Drizzling the newspaper with cooking oil before lighting will also cause the grill to burn longer. After 10 minutes of doing this, you will see the flames flickering from the grill. As soon as you notice this, spread the coals out. By spreading the coals, you will heat the whole grill rather than a specific part.

The whole process of getting the charcoal grill ready will take about fifteen minutes. Now that the grill is perfectly heated, you need to place the chicken thighs on the grill. Before you do this, dip a folded paper towel in cooking oil and rub it on the entire grate using long-handled tongs. Doing so will prevent the chicken from sticking to the grates.

Step 2: Get the Chicken Ready

First, we need to ensure that the chicken is clean. When shopping for chicken thighs, choose a store that you trust the most and ensure that the piece you get is fresh. You can tell the freshness of a chicken piece by its pinkness.

After cleaning the chicken under running water, pat the chicken dry with paper towels and place it skin side up. Place the chicken pieces on a rimmed baking sheet. Sprinkle it with salt and pepper until the skin completely dries out. It will take 8 to 12 hours for the skin to dry out completely.

To avoid any flares, trim all excess fats from the chicken pieces. Sprinkle salt and sauces over the chicken. Cover the chicken and let it sit in the refrigerator for an hour or two. Let the meat soak in all the sauces.

Before you begin cooking, ensure that one side of the grill is heated with lit charcoal while the other side is left cool. Now that the chicken and the grill are ready, it is time to start grilling.

Step 3: Sear the Chicken

Place the chicken thighs on the grate’s hot side, this portion is the one right above the coals. Cover the grill if it has a lid. Let the chicken thighs cook for 5-6 minutes. Once you are done grilling one side of the chicken thigh, shift to the other. The recommended time for searing one side is two to three minutes. Continue the process until you notice a change in color.

While searing, you need to remember that turning the sides of the chicken thighs more than once will cause the skin to char.

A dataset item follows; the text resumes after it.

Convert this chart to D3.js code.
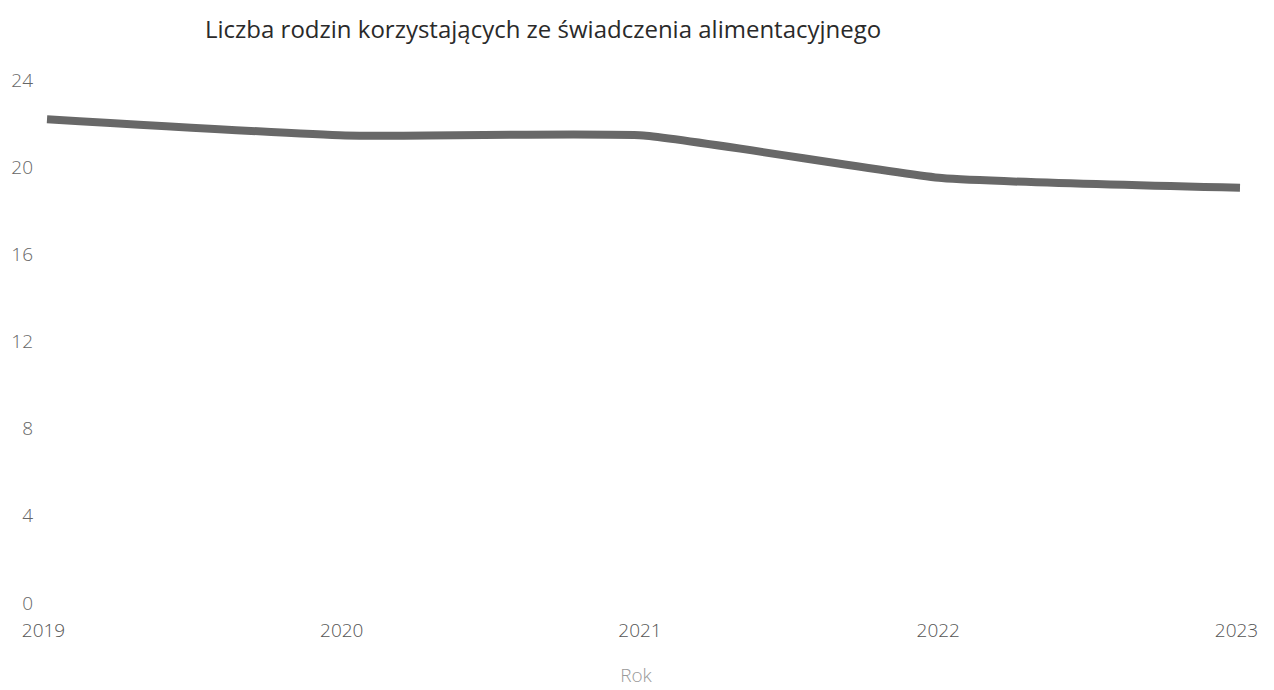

For leg pieces, give them a quarter turn after every 90 seconds. If the grill flares up suddenly, move the pieces away from the coals.

When all the pieces are brown, move them to the warm side of the grate. Use a grate thermometer to check if the temperature is up to 350 °F.

Step 4: Add Any Sauces

If you want a sweeter or spicier taste to the chicken, do so in the last 10 minutes of cooking. Layer the side of the chicken thigh with your favorite sauce. Once you have flavored all the pieces close the lid for five minutes and let the sauce bake in.

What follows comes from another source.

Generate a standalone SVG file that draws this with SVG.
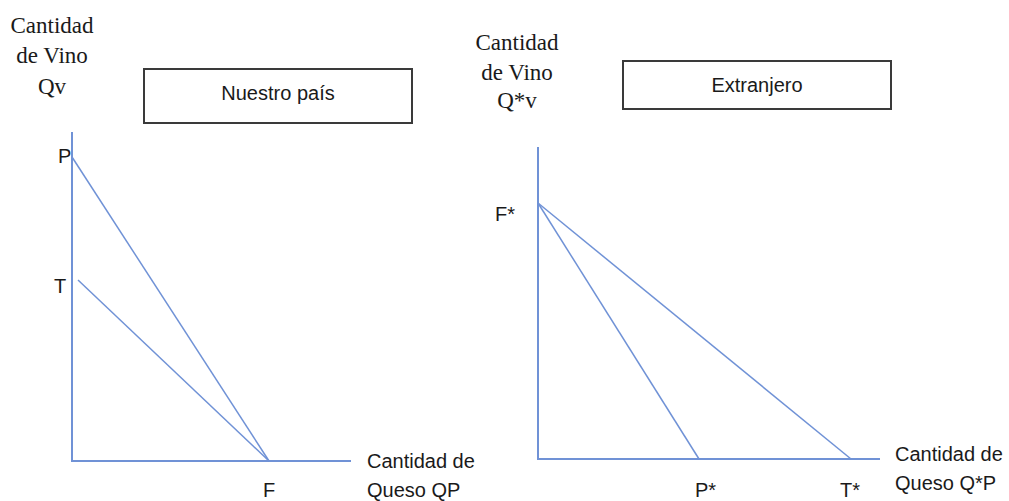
<svg xmlns="http://www.w3.org/2000/svg" width="1009" height="501" viewBox="0 0 1009 501">
<style>
.serif{font-family:"Liberation Serif","Times New Roman",serif;font-size:23px;fill:#1a1a1a;text-anchor:middle}
.sans{font-family:"Liberation Sans",Arial,sans-serif;font-size:20px;fill:#1a1a1a}
.box{fill:#ffffff;stroke:#3a3a3a;stroke-width:2}
.axis{stroke:#7092d6;stroke-width:2;fill:none}
.curve{stroke:#7092d6;stroke-width:1.5;fill:none}
</style>
<rect width="1009" height="501" fill="#ffffff"/>
<g id="title-left">
<rect class="box" x="144" y="69" width="268" height="54"/>
<text class="sans" x="278" y="100" text-anchor="middle">Nuestro país</text>
</g>
<g id="title-right">
<rect class="box" x="623" y="61" width="268" height="48"/>
<text class="sans" x="757" y="92" text-anchor="middle">Extranjero</text>
</g>
<g id="ylabel-left">
<text class="serif" x="52" y="33">Cantidad</text>
<text class="serif" x="52" y="63">de Vino</text>
<text class="serif" x="52" y="94">Qv</text>
</g>
<g id="ylabel-right">
<text class="serif" x="517" y="50">Cantidad</text>
<text class="serif" x="517" y="80">de Vino</text>
<text class="serif" x="517" y="108">Q*v</text>
</g>
<g id="connectors">
<polyline class="axis" points="72,132 72,461 351,461"/>
<line class="curve" x1="72" y1="157" x2="269" y2="461"/>
<line class="curve" x1="78" y1="280" x2="269" y2="461"/>
<polyline class="axis" points="538,147 538,459 880,459"/>
<line class="curve" x1="538" y1="203" x2="699" y2="459"/>
<line class="curve" x1="538" y1="203" x2="851" y2="459"/>
</g>
<g id="points-left">
<text class="sans" x="58" y="163">P</text>
<text class="sans" x="54" y="293">T</text>
<text class="sans" x="263" y="497">F</text>
</g>
<g id="points-right">
<text class="sans" x="495" y="221">F*</text>
<text class="sans" x="695" y="497">P*</text>
<text class="sans" x="840" y="497">T*</text>
</g>
<g id="xlabel-left">
<text class="sans" x="367" y="468">Cantidad de</text>
<text class="sans" x="367" y="497">Queso QP</text>
</g>
<g id="xlabel-right">
<text class="sans" x="895" y="461">Cantidad de</text>
<text class="sans" x="895" y="490">Queso Q*P</text>
</g>
</svg>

After 5 minutes open the lid, turn the pieces over and repeat the process.

Step 5: Test if It’s Done

The one easy way to test whether the chicken thighs are perfectly grilled is the use of a digital thermometer. Insert the tip of the thermometer to the thickest part of the meat while ensuring that you don’t touch the bone.

If the internal temperature is 165 °F, then remove the pieces from the grill. The second testing method requires you to take a piece from the grill and check for its doneness.

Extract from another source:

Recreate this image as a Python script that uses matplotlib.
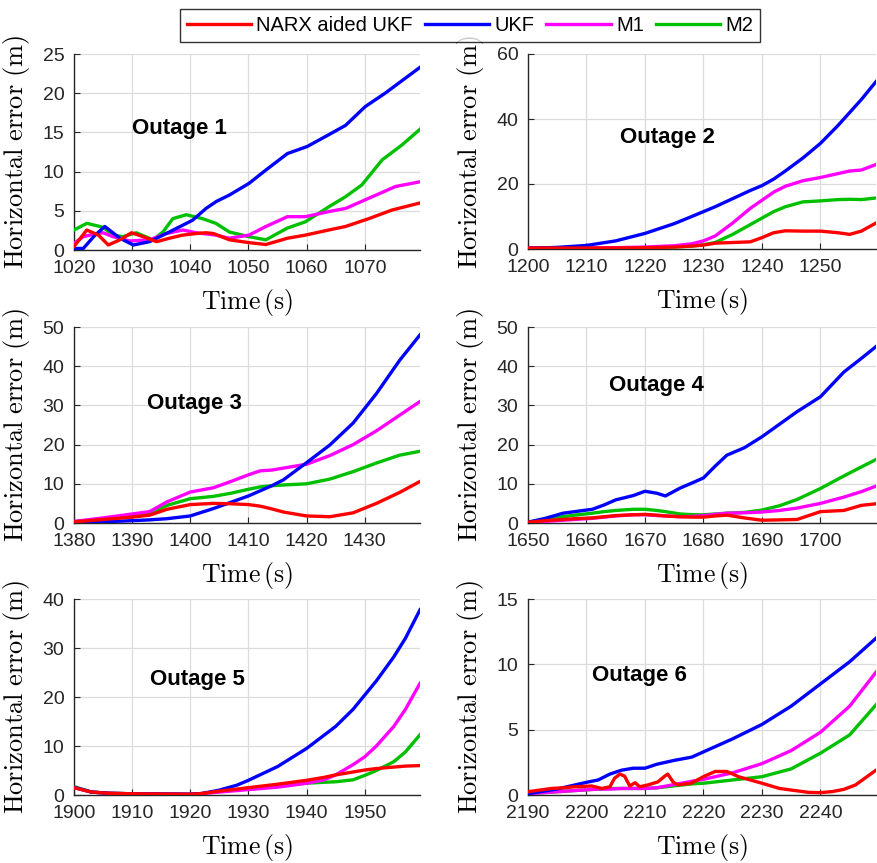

First, set all the pieces on the unlit part of the grill and then randomly pick one chicken piece. Cut the piece. If the piece is a grilled chicken thigh, then it will have a rubbery texture to it. When you sink your teeth into it, you will feel the flavorsome juices run.

A rubbery texture on one piece will mean that all the other chicken thighs will have the same level of doneness. Remove all the chicken thighs from the grill if one piece is ready; otherwise, let them heat for a further 90 seconds until they reach the required temperature.

Step 6: Rest and Serve

If you are grilling different chicken pieces, such as breasts, legs, and wings, then all the pieces will be ready at different times. This is because dark meat contains more fat and moisture than white meat. When cooking them together, don’t overcook the smaller or white meat pieces while waiting for the larger or dark meat pieces to finish.

When you are done cooking, cover the chicken using a foil. Allow it to rest for five minutes so that the juices settle back into the meat. After cooking the chicken pieces on the grill, keep them warm and covered at 140 °F or hotter until served.

Dressing the Chicken Thighs

Although not a necessary part of making grilled chicken thighs, dressing up your meal is important for presentation. Go the extra mile by decorating the chicken thighs with salad and sauces; this will add an extra flavor to the grilled chicken, making it more delicious.

Underestimating the power of blending the right type of sauces and spices will hinder the presentation of your grilled chicken thighs. Sprinkle salad on the top of the grilled chicken thighs or mix lemon and spices to give your dish a little South Asian texture.

While adding complements to the side, be sure of the combination you want to try. Certain combinations of food are not meant for each other. Mixing or serving them together will only have negative effects on the health of the eater. This is why it is imperative to not overdress a meal. Doing so results in the side dish and complements overshadowing the main course.

Our Final Thoughts

The recipe and the cooking methods mentioned above will make it easier for you to cook the tastiest grilled chicken thighs in your neighborhood. Now, rather than waiting for other cookouts, you can cook the chicken thighs for yourself using the secrets we have just shared with you.